One way we are remaining socially engaged is every Saturday at 4 p.m. we Facetime with our friends Jane and John Murphy. We start the hour off by asking each other what we all did the past seven days — which is usually nothing. Then we proceed to discuss which movie to stream for a discussion the following week. Any movie is okay as long as John doesn’t have to pay for it.

I am not very good at following movies and have trouble participating in some of the conversations. John has a PhD in statistics and he told me that 51.7 percent of the time, I have missed the entire point of the flick. But I did much better than that a few Saturdays back.

Jane: I liked the movie: the characters’ personalities were multi-faceted.

John: The plot was very suspenseful. Lots of surprises. I liked it.

Mary Ellen: Yes, I loved the cinematography, especially the director’s use of tight shots.

Dick: I felt the movie was surprisingly thin on plot, angry at times and disjointed, often wobbling between high-minded outrage and tabloid sensationalism.

Later that evening, Mary Ellen was on my case. “Where did that analysis come from? You are never that insightful. When we watched ‘Titanic,” you asked me why the captain permitted guests to swim alongside the ship.”

She had a theory. “Do you know what I think? You looked up the film online and then quoted some egghead from ‘The New Yorker’ so you could look smart to all of us.”

I told her that was craziest thing I ever heard, which, as you know, is not exactly a denial.

This past Friday night, Mary Ellen walked into my office. I slammed my laptop shut, afraid of being exposed for my duplicity.

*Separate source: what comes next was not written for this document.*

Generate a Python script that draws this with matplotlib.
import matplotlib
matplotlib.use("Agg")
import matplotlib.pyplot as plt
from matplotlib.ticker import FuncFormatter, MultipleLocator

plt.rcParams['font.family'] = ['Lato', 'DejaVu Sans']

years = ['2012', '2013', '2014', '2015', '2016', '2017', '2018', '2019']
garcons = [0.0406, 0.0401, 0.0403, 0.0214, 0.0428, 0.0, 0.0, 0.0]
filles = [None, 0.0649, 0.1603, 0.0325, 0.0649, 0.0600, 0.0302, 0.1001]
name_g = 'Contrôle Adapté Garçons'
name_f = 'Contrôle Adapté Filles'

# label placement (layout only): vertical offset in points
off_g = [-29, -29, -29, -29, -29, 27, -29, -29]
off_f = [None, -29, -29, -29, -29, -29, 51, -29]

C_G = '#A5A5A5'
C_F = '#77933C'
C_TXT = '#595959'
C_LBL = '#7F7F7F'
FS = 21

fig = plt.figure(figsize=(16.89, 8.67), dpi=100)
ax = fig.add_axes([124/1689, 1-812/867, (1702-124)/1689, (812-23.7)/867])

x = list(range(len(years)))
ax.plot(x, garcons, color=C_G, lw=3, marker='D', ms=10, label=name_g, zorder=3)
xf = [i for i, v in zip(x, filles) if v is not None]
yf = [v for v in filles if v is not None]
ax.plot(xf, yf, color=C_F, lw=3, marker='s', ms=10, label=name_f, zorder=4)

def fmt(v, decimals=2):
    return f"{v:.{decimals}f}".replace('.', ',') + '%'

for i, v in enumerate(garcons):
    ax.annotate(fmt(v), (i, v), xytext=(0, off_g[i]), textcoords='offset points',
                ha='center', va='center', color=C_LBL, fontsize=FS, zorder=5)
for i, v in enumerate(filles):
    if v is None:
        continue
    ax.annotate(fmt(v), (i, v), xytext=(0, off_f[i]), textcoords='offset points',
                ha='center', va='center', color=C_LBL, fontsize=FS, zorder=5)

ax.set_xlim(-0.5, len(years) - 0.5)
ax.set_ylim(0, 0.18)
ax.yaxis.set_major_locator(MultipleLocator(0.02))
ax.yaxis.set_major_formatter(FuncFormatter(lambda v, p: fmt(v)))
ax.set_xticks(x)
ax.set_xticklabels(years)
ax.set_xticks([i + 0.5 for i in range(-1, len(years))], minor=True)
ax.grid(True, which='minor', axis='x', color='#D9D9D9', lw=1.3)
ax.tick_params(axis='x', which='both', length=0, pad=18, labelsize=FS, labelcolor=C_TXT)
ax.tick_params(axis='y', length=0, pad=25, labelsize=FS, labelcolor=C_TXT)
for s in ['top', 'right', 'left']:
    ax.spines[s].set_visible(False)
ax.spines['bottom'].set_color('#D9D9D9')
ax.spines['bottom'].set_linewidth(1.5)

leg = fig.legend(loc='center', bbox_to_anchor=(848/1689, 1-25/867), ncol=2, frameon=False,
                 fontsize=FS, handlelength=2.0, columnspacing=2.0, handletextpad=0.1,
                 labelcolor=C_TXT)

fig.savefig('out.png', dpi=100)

“What are you doing?” she screamed. “I sure hope that was porn, and not the Rotten Tomatoes movie review site.”

That Saturday we decided to watch an old classic, “Notorious,” by Alfred Hitchcock. Our group was pretty high on the movie, but then it was my turn to talk.

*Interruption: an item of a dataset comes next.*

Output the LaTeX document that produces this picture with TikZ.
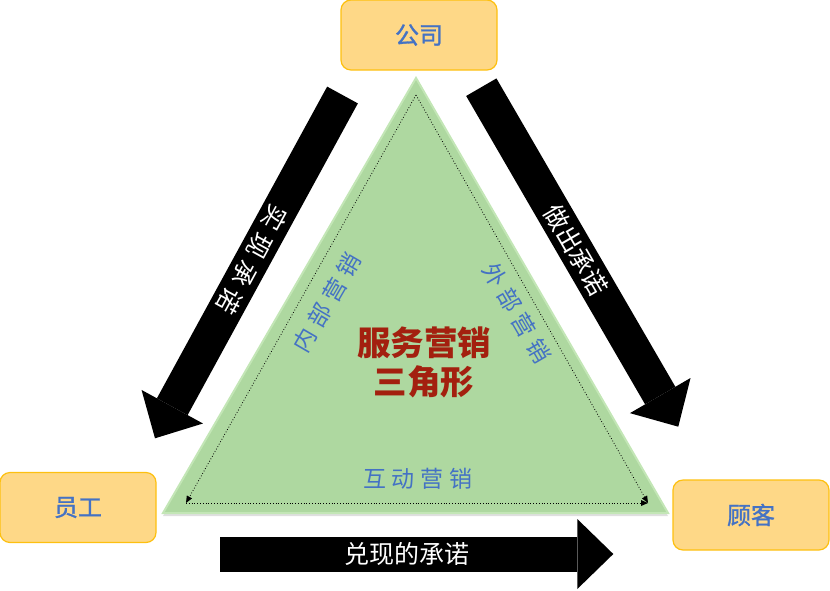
\documentclass[tikz,border=0pt]{standalone}
\usepackage{fontspec}
\setmainfont{Noto Sans CJK SC}
\newfontfamily\widecjk{Noto Sans CJK SC}[LetterSpace=26]
\newfontfamily\heavycjk{Noto Sans CJK SC}[FakeBold=1.2]
\usetikzlibrary{arrows.meta, shadows}
\definecolor{boxfill}{HTML}{FED887}
\definecolor{boxline}{HTML}{FDC010}
\definecolor{trifill}{HTML}{AED8A0}
\definecolor{triline}{HTML}{C3E6B6}
\definecolor{labelblue}{HTML}{4472C4}
\definecolor{titlered}{HTML}{A3200F}

\begin{document}
\begin{tikzpicture}[x=1pt, y=-1pt,
    party/.style={draw=boxline, fill=boxfill, line width=1.2pt, rounded corners=10pt,
        minimum width=156pt, minimum height=70pt, text=labelblue, font=\heavycjk\fontsize{24}{28}\selectfont},
    promise/.style={line width=35pt, black, -{Triangle[width=70pt, length=36pt, line width=0pt]}},
    promisetext/.style={text=white, font=\fontsize{25}{30}\selectfont},
    side/.style={text=labelblue, font=\widecjk\fontsize{23}{28}\selectfont},
    flow/.style={line width=0.8pt, dotted, black, -{Triangle[width=6pt, length=7pt, line width=0pt]}}]
            \useasboundingbox (0,0) rectangle (830,590);

            \coordinate (apex) at (416, 78);
            \coordinate (left) at (163, 513);
            \coordinate (right) at (668, 513);
            \coordinate (itop) at (416, 95);
            \coordinate (ileft) at (186, 503);
            \coordinate (iright) at (648, 503);

            \draw[draw=triline, fill=trifill, line width=2pt, line join=miter,
                drop shadow={opacity=0.25, shadow xshift=0pt, shadow yshift=-3pt}]
                (apex) -- (left) -- (right) -- cycle;

            \draw[flow] (itop) -- (ileft);
            \draw[flow] (ileft) -- (iright);
            \draw[flow] (itop) -- (iright);

            \node[party] (company)  at (419, 35)    {公司};
            \node[party] (staff)    at (78, 507.5)  {员工};
            \node[party] (customer) at (751, 515)   {顾客};

            \coordinate (ltail) at (342.5, 95);
            \coordinate (ltip)  at (155, 438.3);
            \coordinate (rtail) at (481.3, 87.2);
            \coordinate (rtip)  at (678.3, 426.7);
            \coordinate (btail) at (220, 554);
            \coordinate (btip)  at (613.3, 554);

            \draw[promise] (ltail) -- (ltip)
                node[promisetext, pos=0.48, sloped, allow upside down] (realize) {\widecjk 实现承诺};
            \draw[promise] (rtail) -- (rtip)
                node[promisetext, pos=0.48, sloped] (make) {做出承诺};
            \draw[promise] (btail) -- (btip)
                node[promisetext, pos=0.475] (keep) {兑现的承诺};

            \node[side, rotate=59.8]  (internal)    at (327, 303) {内部营销};
            \node[side, rotate=-59.8] (external)    at (517, 313) {外部营销};
            \node[side]               (interactive) at (418, 479) {互动营销};

            \node[text=titlered, align=center, font=\bfseries\fontsize{33.5}{39}\selectfont] (title)
                at (424, 362) {服务营销\\三角形};
        \end{tikzpicture}
\end{document}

“The inclusion of real-life footage and YouTube clips was an interesting idea, but the shooting style was awkward and the movie disgraced its subject, when it should have celebrated this music star.”

“Dick, you googled the wrong film. That sounds like the 2009 movie, also called “Notorious.’ It’s about a rapper, and not the classic Hitchcock film.”

Mary Ellen was mad at me for continuing to cheat, so I promised to stop Googling films. While we were eating the meal she prepared on Sunday, she asked how I was enjoying it.

“Your dinner tonight, Mary Ellen, was the best! The entrée was skillfully presented, not upstaged by the appetizers, pastas and vegetables. The dry-aged sirloin was impressively tender, living up to the standard set by the smashed fingerling potatoes wearing golden jackets of crisp baked Parmigiano-Reggiano.”

“See?” asked my wife, “don’t you feel better when what you say comes from your heart?”